I had seen this mentioned in the Denver Post a little while back - a crack is endangering part of the Cliff Palace ruin at Mesa Verde National Park. Visitors have been kept away from one of the kivas at the cliff dwelling. Our friend Kathy Fiero was in charge of ruins stabilization at the park for many years. I'm not sure who has that job now.
A wide-ranging study of mitochondrial DNA from domesticated chickens seems to indicate that they are all descended from a few mother hens in Southeast Asia.
In another "food archaeology" finding (like my post on black drink last week) researchers have found cacao residue on 2,500 year-old Mayan ceramics. These traces were found on plates, rather than in bowls or cups. We have known for a long time that cacao was used to make drinks in prehistoric Mesoamerica, but this may be the first indication it was used in food preparation, a great-grandfather of the mole' sauce we know today.
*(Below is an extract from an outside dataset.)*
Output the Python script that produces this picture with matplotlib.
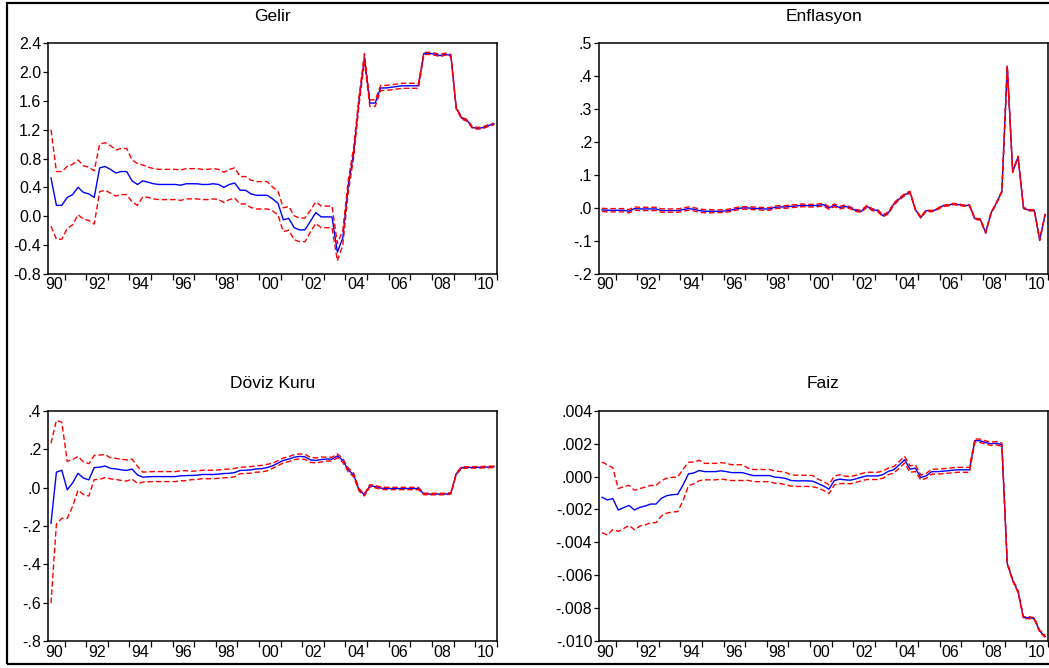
import matplotlib
matplotlib.use("Agg")
import matplotlib.pyplot as plt
import numpy as np
import pandas as pd
from matplotlib.patches import Rectangle

plt.rcParams["font.family"] = ["Liberation Sans", "DejaVu Sans"]

# quarterly sample 1990Q2 - 2010Q4 (recursive coefficient estimates)
quarters = pd.period_range("1990Q2", "2010Q4", freq="Q")

gelir = [0.53, 0.15, 0.15, 0.26, 0.30, 0.40, 0.33, 0.31, 0.26, 0.67,
         0.69, 0.65, 0.60, 0.62, 0.62, 0.49, 0.44, 0.49, 0.47, 0.45,
         0.44, 0.44, 0.44, 0.44, 0.43, 0.45, 0.45, 0.45, 0.44, 0.44,
         0.45, 0.44, 0.40, 0.44, 0.46, 0.36, 0.36, 0.31, 0.29, 0.29,
         0.29, 0.24, 0.18, -0.05, -0.03, -0.16, -0.19, -0.19, -0.07, 0.05,
         -0.01, -0.01, -0.01, -0.50, -0.30, 0.41, 0.88, 1.60, 2.20, 1.57,
         1.57, 1.78, 1.78, 1.79, 1.80, 1.81, 1.81, 1.81, 1.81, 2.26,
         2.26, 2.25, 2.23, 2.25, 2.23, 1.50, 1.36, 1.33, 1.23, 1.22,
         1.23, 1.26, 1.28]
gelir_2se = [0.67, 0.47, 0.47, 0.43, 0.42, 0.38, 0.37, 0.37, 0.37, 0.33,
             0.33, 0.33, 0.32, 0.32, 0.32, 0.29, 0.29, 0.22, 0.21, 0.21,
             0.21, 0.21, 0.21, 0.21, 0.21, 0.21, 0.21, 0.21, 0.21, 0.21,
             0.21, 0.21, 0.21, 0.21, 0.21, 0.19, 0.19, 0.19, 0.19, 0.19,
             0.19, 0.165, 0.165, 0.165, 0.165, 0.165, 0.165, 0.165, 0.15, 0.15,
             0.15, 0.15, 0.15, 0.12, 0.10, 0.08, 0.07, 0.06, 0.055, 0.046,
             0.045, 0.035, 0.035, 0.035, 0.035, 0.035, 0.035, 0.035, 0.035, 0.015,
             0.015, 0.015, 0.015, 0.015, 0.015, 0.012, 0.012, 0.012, 0.012, 0.012,
             0.012, 0.012, 0.012]

enflasyon = [-0.006, -0.007, -0.007, -0.007, -0.007, -0.010, -0.002, -0.003, -0.003, -0.003,
             -0.003, -0.008, -0.008, -0.008, -0.008, -0.005, -0.002, -0.004, -0.008, -0.010,
             -0.010, -0.010, -0.010, -0.009, -0.006, -0.002, 0.000, 0.000, -0.001, -0.002,
             -0.003, -0.003, 0.002, 0.003, 0.003, 0.005, 0.006, 0.008, 0.007, 0.007,
             0.008, 0.010, 0.000, 0.008, 0.001, 0.005, 0.000, -0.008, -0.010, 0.005,
             -0.005, -0.008, -0.024, -0.015, 0.012, 0.027, 0.040, 0.048, -0.005, -0.029,
             -0.008, -0.010, -0.004, 0.006, 0.008, 0.012, 0.010, 0.007, 0.008, -0.033,
             -0.035, -0.075, -0.015, 0.015, 0.050, 0.430, 0.110, 0.155, 0.000, -0.007,
             -0.007, -0.097, -0.020]
enflasyon_2se = [0.005] * 21 + [0.004] * 25 + [0.003] * 12 + [0.002] * 25

doviz = [-0.186, 0.080, 0.090, -0.012, 0.024, 0.074, 0.049, 0.040, 0.104, 0.106,
         0.112, 0.100, 0.097, 0.092, 0.089, 0.096, 0.066, 0.054, 0.056, 0.057,
         0.057, 0.057, 0.057, 0.057, 0.061, 0.062, 0.063, 0.064, 0.068, 0.068,
         0.068, 0.070, 0.073, 0.074, 0.078, 0.089, 0.090, 0.092, 0.097, 0.098,
         0.104, 0.113, 0.127, 0.141, 0.148, 0.158, 0.162, 0.160, 0.144, 0.141,
         0.146, 0.148, 0.148, 0.165, 0.141, 0.092, 0.066, -0.012, -0.038, 0.009,
         0.005, -0.003, -0.005, -0.005, -0.005, -0.005, -0.005, -0.005, -0.005, -0.033,
         -0.034, -0.034, -0.034, -0.034, -0.030, 0.072, 0.104, 0.104, 0.105, 0.105,
         0.106, 0.107, 0.108]
doviz_2se = ([0.416, 0.27, 0.25, 0.148, 0.122, 0.088, 0.085, 0.084, 0.063, 0.063, 0.06]
             + [0.055] * 4 + [0.052, 0.045] + [0.026] * 9 + [0.022] * 9 + [0.017] * 6
             + [0.013] * 10 + [0.010] * 6 + [0.006] * 12 + [0.004] * 14)

# faiz in thousandths
faiz = [-1.26, -1.42, -1.34, -2.03, -1.89, -1.75, -2.03, -1.87, -1.79, -1.67,
        -1.67, -1.32, -1.16, -1.10, -1.08, -0.51, 0.16, 0.22, 0.37, 0.30,
        0.30, 0.30, 0.35, 0.30, 0.24, 0.24, 0.24, 0.14, 0.06, 0.06,
        0.06, 0.06, -0.04, -0.06, -0.12, -0.24, -0.26, -0.26, -0.26, -0.28,
        -0.43, -0.57, -0.77, -0.24, -0.16, -0.20, -0.22, -0.14, -0.04, 0.04,
        0.04, 0.04, 0.12, 0.32, 0.41, 0.71, 1.02, 0.45, 0.51, -0.06,
        0.04, 0.30, 0.30, 0.32, 0.35, 0.39, 0.41, 0.41, 0.41, 2.19,
        2.17, 2.07, 1.99, 2.03, 1.93, -5.28, -6.29, -7.00, -8.57, -8.57,
        -8.63, -9.38, -9.71]
faiz_2se = ([2.15, 2.13, 1.88, 1.30, 1.27, 1.22, 1.20, 1.14, 1.15, 1.13, 1.13,
             1.07, 1.06, 1.05, 1.05, 0.95, 0.71, 0.66, 0.62]
            + [0.50] * 5 + [0.48] * 3 + [0.37] * 8 + [0.34] * 5 + [0.27] * 5
            + [0.22] * 8 + [0.20] * 6 + [0.15] * 10 + [0.10] * 6 + [0.06] * 8)

year_labels = ["90", "92", "94", "96", "98", "00", "02", "04", "06", "08", "10"]
gelir_ticks = [2.4, 2.0, 1.6, 1.2, 0.8, 0.4, 0.0, -0.4, -0.8]
gelir_ticklabels = ["2.4", "2.0", "1.6", "1.2", "0.8", "0.4", "0.0", "-0.4", "-0.8"]
enf_ticks = [0.5, 0.4, 0.3, 0.2, 0.1, 0.0, -0.1, -0.2]
enf_ticklabels = [".5", ".4", ".3", ".2", ".1", ".0", "-.1", "-.2"]
dov_ticks = [0.4, 0.2, 0.0, -0.2, -0.4, -0.6, -0.8]
dov_ticklabels = [".4", ".2", ".0", "-.2", "-.4", "-.6", "-.8"]
faiz_ticks = [0.004, 0.002, 0.0, -0.002, -0.004, -0.006, -0.008, -0.010]
faiz_ticklabels = [".004", ".002", ".000", "-.002", "-.004", "-.006", "-.008", "-.010"]

W, H = 1049, 668
x = quarters.year + (quarters.quarter - 1) / 4 + 0.125

fig = plt.figure(figsize=(W / 100, H / 100), dpi=100)

panels = [
    ("Gelir", np.array(gelir), np.array(gelir_2se), gelir_ticks, gelir_ticklabels, 48.3, 43.3),
    ("Enflasyon", np.array(enflasyon), np.array(enflasyon_2se), enf_ticks, enf_ticklabels, 599.3, 43.3),
    ("Döviz Kuru", np.array(doviz), np.array(doviz_2se), dov_ticks, dov_ticklabels, 48.3, 410.7),
    ("Faiz", np.array(faiz) / 1000, np.array(faiz_2se) / 1000, faiz_ticks, faiz_ticklabels, 599.3, 410.7),
]

for title, est, se2, yt, ytl, left_px, top_px in panels:
    ax = fig.add_axes([left_px / W, 1 - (top_px + 230.5) / H, 448.5 / W, 230.5 / H])
    ax.plot(x, est, color="#0000FF", lw=1.0)
    ax.plot(x, est + se2, color="#FF0000", lw=1.0, dashes=(4, 2))
    ax.plot(x, est - se2, color="#FF0000", lw=1.0, dashes=(4, 2))
    ax.set_xlim(1990.25, 2011.0)
    ax.set_ylim(min(yt), max(yt))
    ax.set_yticks(yt)
    ax.set_yticklabels(ytl)
    ax.set_xticks(np.arange(1991, 2012))
    ax.set_xticklabels([])
    ax.set_xticks(np.arange(1990, 2011, 2) + 0.5, minor=True)
    ax.set_xticklabels(year_labels, minor=True)
    ax.tick_params(axis="x", which="major", direction="out", length=4.5, width=0.9)
    ax.tick_params(axis="x", which="minor", length=0, pad=2.5, labelsize=11.5)
    ax.tick_params(axis="y", direction="out", length=3.5, width=0.9, pad=1.5, labelsize=11.5)
    for s in ax.spines.values():
        s.set_linewidth(1.1)
    ax.set_title(title, fontsize=12.5, pad=16)

fig.add_artist(Rectangle((7 / W, (H - 664) / H), (W + 20) / W, 661 / H,
                         transform=fig.transFigure, fill=False, lw=1.6, ec="black"))

fig.savefig("out.png", dpi=100)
William Faulkner's famous novel "The Sound and the Fury" is known as a tour de fource in stream of consciouness writing. Everyone (Faulkner included) has always said that it is very difficult to follow. Especially the sections dealing with the developmentally challenged Benjy, who has no sense of time: past present and future are all as one with him. Faulkner apparently wanted Benjy's various past and present thought streams printed in color-coded type to make them easier to follow. He didn't think that was practical however, in the publishing world that he inhabited. Now the Folio Society has taken on his challenge and is issuing a new edition trying the colored type approach.
An archaeologist believes she may have discovered two new Egyptian pyramid complexes using Google Earth. No one's gone out to field-check them yet. You'd think they would have waited for that, wouldn't you?